The Token Translation Debate: Examining AI Terminology Through Computational Ontology
Introduction
Recently, the National Committee for Terms in Sciences and Technologies announced a public notice recommending the translation of "Token" in the artificial intelligence field as "词元" (Ci Yuan), opening it for public trial use. Subsequently, People's Daily published an article titled "Expert Interpretation: Why Token's Chinese Name is Set as 'Ci Yuan'", systematically explaining this naming decision from a professional perspective.
The article mentions that the term "token" originates from Old English "tācen", meaning "symbol" or "mark". In language models, token represents the smallest discrete unit obtained after text segmentation or byte-level encoding, which can manifest as words, subwords, affixes, or characters in different forms. Models demonstrate certain intelligent capabilities precisely through modeling token sequences.
This translation name was considered to comply with principles of unambiguity, scientificity, conciseness, and coordination within the expert argumentation system, also possessing certain usage foundation in the current Chinese context. However, after reading relevant interpretations, I formed a different understanding of this naming approach.
From a standardization perspective, this naming scheme offers comprehensibility and communication advantages in the short term. However, examining from dimensions of computational ontology, information structure, multimodal evolution, and back-translation consistency, its long-term adaptability requires further verification. Against this background, an equally worthy alternative path—"符元" (Fu Yuan, meaning Symbol Unit)—gradually demonstrates stronger structural consistency and cross-context stability.
The Definition Misalignment: Cannot Replace "Essence" with "Origin"
Expert Viewpoint
According to Academician Chen Xilin from the Institute of Computing Technology, Chinese Academy of Sciences: Token's initial role in artificial intelligence is the "basic semantic unit of language", therefore "Ci Yuan" can better align with its essence.
Critical Analysis
This judgment holds rationality within historical context, but in the current era of significant technological paradigm leaps, this thinking essentially represents "academic carving swords to mark the boat"—a reference to the futility of rigid adherence to outdated frameworks.
At the logical level of terminology definition, we must strictly distinguish between "initial application scenarios" and "structural essential attributes".
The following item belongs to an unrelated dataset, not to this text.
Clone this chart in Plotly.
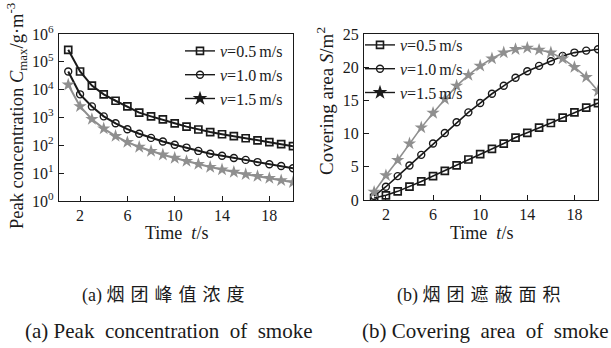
import plotly.graph_objects as go

t = list(range(1, 21))

# Panel (a): peak concentration (g/m^3)
conc_v05 = [2.7e5, 4.5e4, 1.4e4, 6.8e3, 4.0e3, 2.5e3, 1.5e3, 1.1e3, 850, 620,
            470, 370, 300, 250, 215, 180, 150, 130, 110, 93]
conc_v10 = [4.5e4, 6.8e3, 2.5e3, 1.1e3, 620, 380, 260, 185, 138, 105,
            83, 63, 50, 42, 35, 30, 25, 21, 18, 15]
conc_v15 = [1.5e4, 2.5e3, 870, 400, 215, 130, 87, 62, 46, 35,
            27, 21, 16.6, 13.5, 11, 9.1, 7.8, 6.6, 5.5, 4.7]

# Panel (b): covering area (m^2)
area_v05 = [0.3, 0.7, 1.3, 2.0, 2.8, 3.6, 4.4, 5.2, 6.1, 6.9,
            7.7, 8.5, 9.4, 10.1, 10.9, 11.6, 12.4, 13.2, 13.9, 14.6]
area_v10 = [0.6, 2.0, 3.6, 5.2, 6.8, 8.5, 10.1, 11.7, 13.2, 14.6,
            16.0, 17.2, 18.4, 19.4, 20.2, 20.9, 21.7, 22.2, 22.5, 22.7]
area_v15 = [1.2, 3.7, 6.0, 8.5, 10.9, 13.1, 15.2, 17.2, 18.8, 20.2,
            21.3, 22.2, 22.7, 22.9, 22.6, 22.2, 21.3, 20.0, 18.5, 16.4]

labels = ["<i>v</i>=0.5\u2009m/s", "<i>v</i>=1.0\u2009m/s", "<i>v</i>=1.5\u2009m/s"]
x_tickvals = [2, 6, 10, 14, 18]
y_tickvals = [1, 10, 100, 1e3, 1e4, 1e5, 1e6]
y_ticktext = ["10<sup>%d</sup>" % i for i in range(7)]
area_ticks = [0, 5, 10, 15, 20, 25]

FONT = "Liberation Serif, Times New Roman, serif"
BLACK = "#1a1a1a"
GRAY = "#8f8f8f"

styles = [
    dict(color=BLACK, marker=dict(symbol="square-open", size=7, color=BLACK, line=dict(width=1.7, color=BLACK))),
    dict(color=BLACK, marker=dict(symbol="circle-open", size=7, color=BLACK, line=dict(width=1.4, color=BLACK))),
    dict(color=GRAY, marker=dict(symbol="star", size=10, color=GRAY, line=dict(width=0))),
]

fig = go.Figure()

series_a = [conc_v05, conc_v10, conc_v15]
series_b = [area_v05, area_v10, area_v15]

for i, (ya, yb) in enumerate(zip(series_a, series_b)):
    st = styles[i]
    fig.add_trace(go.Scatter(x=t, y=ya, mode="lines+markers", line=dict(color=st["color"], width=2),
                             marker=st["marker"], showlegend=False, xaxis="x", yaxis="y"))
    fig.add_trace(go.Scatter(x=t, y=yb, mode="lines+markers", line=dict(color=st["color"], width=1.6),
                             marker=st["marker"], showlegend=False, xaxis="x2", yaxis="y2"))

# legend entries (black symbols, as in the reference)
leg_markers = [
    dict(symbol="square-open", size=7, color=BLACK, line=dict(width=1.6, color=BLACK)),
    dict(symbol="circle-open", size=7, color=BLACK, line=dict(width=1.4, color=BLACK)),
    dict(symbol="star", size=11, color=BLACK, line=dict(width=0)),
]
for legname, xa, ya in [("legend", "x", "y"), ("legend2", "x2", "y2")]:
    for lab, mk in zip(labels, leg_markers):
        fig.add_trace(go.Scatter(x=[None], y=[None], mode="lines+markers", name=lab,
                                 line=dict(color=BLACK, width=1.4), marker=mk,
                                 legend=legname, xaxis=xa, yaxis=ya))

axis_common = dict(showline=True, linecolor=BLACK, linewidth=1.2, mirror=True, automargin=False,
                   ticks="inside", ticklen=5, tickcolor=BLACK, showgrid=False, zeroline=False,
                   tickfont=dict(family=FONT, size=16, color=BLACK))

fig.update_layout(
    width=611, height=348,
    margin=dict(l=0, r=0, t=0, b=0),
    paper_bgcolor="white", plot_bgcolor="white",
    font=dict(family=FONT, size=16, color=BLACK),
    xaxis=dict(domain=[59/611, 293/611], range=[0.22, 20], tickvals=x_tickvals, anchor="y", **axis_common),
    yaxis=dict(domain=[1-201/348, 1-34/348], type="log", range=[0, 6], tickvals=y_tickvals,
               ticktext=y_ticktext, anchor="x", ticklabelstandoff=1, **axis_common),
    xaxis2=dict(domain=[364/611, 598/611], range=[0.14, 20], tickvals=x_tickvals, anchor="y2", **axis_common),
    yaxis2=dict(domain=[1-200/348, 1-34/348], range=[0, 25], tickvals=area_ticks,
                anchor="x2", ticklabelstandoff=1, **axis_common),
    legend=dict(x=180/611, y=1-34/348, xanchor="left", yanchor="top", bgcolor="rgba(0,0,0,0)",
                font=dict(family=FONT, size=16, color=BLACK), itemwidth=30, tracegroupgap=0),
    legend2=dict(x=360/611, y=1-28/348, xanchor="left", yanchor="top", bgcolor="rgba(0,0,0,0)",
                 font=dict(family=FONT, size=16, color=BLACK), itemwidth=30, tracegroupgap=0),
)

NB = "\u00a0"
SP = "\u2004"
annotations = [
    dict(text="Peak concentration <i>C</i><sub>max</sub>/g·m<sup>-3</sup>", x=17/611, y=1-116/348,
         textangle=-90, size=18.5),
    dict(text="Covering area <i>S</i>/m<sup>2</sup>", x=325/611, y=1-101/348,
         textangle=-90, size=19),
    dict(text="Time" + NB * 2 + "<i>t</i>/s", x=176/611, y=1-233/348, size=18),
    dict(text="Time" + NB * 2 + "<i>t</i>/s", x=481/611, y=1-233/348, size=18),
    dict(text="(a)" + NB + SP.join("烟团峰值浓度"), x=163/611, y=1-295/348, size=18,
         family="Liberation Serif, Noto Sans CJK SC"),
    dict(text="(b)" + NB + SP.join("烟团遮蔽面积"), x=479/611, y=1-295/348, size=18,
         family="Liberation Serif, Noto Sans CJK SC"),
    dict(text="(a) Peak" + NB * 2 + "concentration" + NB * 2 + "of" + NB * 2 + "smoke",
         x=168/611, y=1-331/348, size=21),
    dict(text="(b) Covering" + NB * 2 + "area" + NB * 2 + "of" + NB * 2 + "smoke",
         x=485/611, y=1-331/348, size=21),
]
ann_list = []
for a in annotations:
    ann_list.append(dict(text=a["text"], x=a["x"], y=a["y"], textangle=a.get("textangle", 0),
                         xref="paper", yref="paper", showarrow=False, xanchor="center", yanchor="middle",
                         font=dict(family=a.get("family", FONT), size=a["size"], color=BLACK)))
fig.update_layout(annotations=ann_list)

fig.write_html("out.html", config={"displayModeBar": False},
               post_script="document.body.style.margin='0';document.body.style.overflow='hidden';")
Token indeed originated from Natural Language Processing (NLP), but in AGI's evolutionary path, it has long transcended language model boundaries, evolving into a fundamental unit for unified processing of text, images, speech, and even physical signals. Within modern computing systems, Token's true structural ontology is "discrete symbol unit", not a single-modality language unit.
Historical Precedents
If we define terms based on "initial roles":
- Computer should still be called "Electronic Calculator" (originating from its initial function replacing human calculators)
- Internet should be named "Cold War Military Network"
This naming logic's fatal flaw lies in seeing only technology's "temporary job" at specific historical moments while ignoring its "physical ontology" spanning eras.
Key Principle: Historical paths cannot equate to essential attributes. Similarly, we cannot permanently lock Token within the narrow context of "words" simply because it was initially used for text processing.
Defining fundamental concepts using "initial application scenarios" essentially replaces structural ontological truth with historical path dependency. While this definition may provide understanding convenience during technology's early stages, it rapidly becomes ineffective during the paradigm expansion phase of multimodal explosion, becoming shackles hindering cognition.
In contrast, "Fu Yuan" (Symbol Unit) directly aligns with the symbol ontology of cross-modal computation. It defines not Token's "past" but Token's "truth".
The Boundary of Analogy: When Explanation Becomes Definition, Deviation Begins
Expert Viewpoint
According to Associate Professor Dong Yuxiao from Tsinghua University's Computer Science Department: Through analogies like "word cloud" and "bag of words", discrete units in multimodal contexts can be understood as "generalized words".
Critical Perspective
Professor Dong's analogy aids understanding but shouldn't replace definition. This approach holds certain inspirational value at the explanatory level, but if further elevated as naming basis, it may trigger conceptual category misalignment.
Methodological Distinction
From a methodological perspective:
- Analogy's role: Lower understanding thresholds
- Definition's responsibility: Delineate semantic boundaries
When "word" expands to cover image patches, speech segments, vector representations (embeddings), and even broader perceptual signals, its original language attributes become continuously diluted, with semantic boundaries tending toward fuzziness.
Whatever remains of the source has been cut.